University of Iowa Nonfiction Writing Program Receives $500,000 Donation to Build Program Endowment

Gift is from the Kyle J. and Sharon Krause Family Foundation
Sunday, March 26, 2017

john D'Agata
Program director and
Professor John D'Agata

The University of Iowa’s Nonfiction Writing Program (NWP) has received a $500,000 donation from the Kyle J. and Sharon Krause Family Foundation through the University of Iowa Foundation to support the program’s efforts in training and educating the country’s most promising young writers. It is the largest gift to date that the program has received.

The donation will significantly expand the program’s endowment fund. Income generated from the endowment will be used to support the education, writing, and teaching of the program’s students.

"Much of the work of the program is the product of rigorous and costly fieldwork, travel, and immersion," said second-year NWP graduate student Micah Fields. "This generous donation will sustain the Nonfiction Writing Program's long tradition of innovation within the genre by providing necessary funding for research and writing."

The gift will also establish the Krause Series in Contemporary Nonfiction, a reading series that will help the NWP continue to bring University of Iowa students together for study with the most innovative and relevant nonfiction writers working today.

"This gift is an exciting reminder that the literary essay is having a resurgence as a well-regarded art form," said first-year NWP graduate student Nicolás Medina Mora, who came to study in the program from Mexico after receiving that country’s most prestigious literary award for young writers. "As a student of the genre, I couldn't be more grateful."  

The NWP will rename its annual Essay Prize as the Krause Prize, in honor of the Krause family. Founded in 2006, the Essay Prize celebrates the best literary essay published in the English language each year. Entrants are critically reviewed and judged by a panel of nonfiction graduate and undergraduate students. Past recipients of the award include Claudia Rankine, Oliver Sacks, David Rakoff, Sophie Calle, and Mary Ruefle.

Nonfiction Writing Program Director John D'Agata hailed the Krause family's generosity, saying they serve as an example of the impact that private gifts can have on the mission of a public institution. 

“This gift is a wonderful reminder that Iowans remain firmly committed to the excellence and value of its state universities, and take pride in the rich legacy of our writing programs at the University of Iowa,” says D’Agata. “On behalf of our students, faculty and alumni, I extend my sincerest gratitude to Kyle and Sharon Krause and their family for their generosity.”

Founded in 1976, the Nonfiction Writing Program is regularly ranked the top graduate program for nonfiction writing in America.

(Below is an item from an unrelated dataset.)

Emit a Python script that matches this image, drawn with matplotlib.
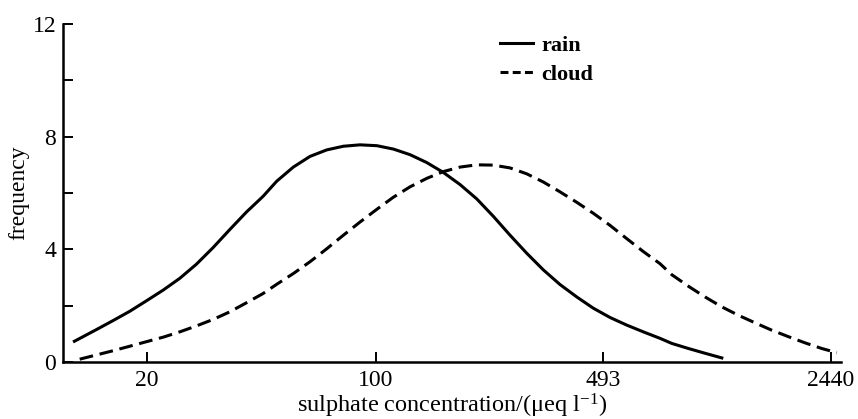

In recent years its alumni have won some of the most prestigious awards in literature, including the National Book Critics Circle Award, Whiting Foundation Fellowships, Guggenheim Fellowships, Rona Jaffe Fellowships, National Magazine Awards, and the MacArthur "Genius" Grant. 

D'Agata notes that the gift serves as an "encouraging vote of confidence" for its current graduate and undergraduate students, who, besides regularly publishing in venues such as The New Yorker, Rolling Stone and Harper's magazine, often give back by organizing free writing classes each year for local community members and students, beyond the formal classes they teach at the university. 

“They’re a beautifully generous group of students,” D’Agata adds. “I couldn’t be prouder of the work they do in both their writing and in the world. They deserve this.”

The UI Foundation is the preferred channel for private contributions that benefit all areas of the UI, and its mission is to promote the UI’s commitment to excellence through engagement and philanthropy. For more information about the UI foundation, visit the UI Foundation website.


The University of Iowa College of Liberal Arts and Sciences offers about 70 majors across the humanities; fine, performing and literary arts; natural and mathematical sciences; social and behavioral sciences; and communication disciplines. About 15,000 undergraduate and nearly 2,000 graduate students study each year in the college’s 37 departments, led by faculty at the forefront of teaching and research in their disciplines. The college teaches all Iowa undergraduates through the college's general education program, CLAS CORE. About 80 percent of all Iowa undergraduates begin their academic journey in CLAS. The college confers about 60 percent of the university's bachelor's degrees each academic year.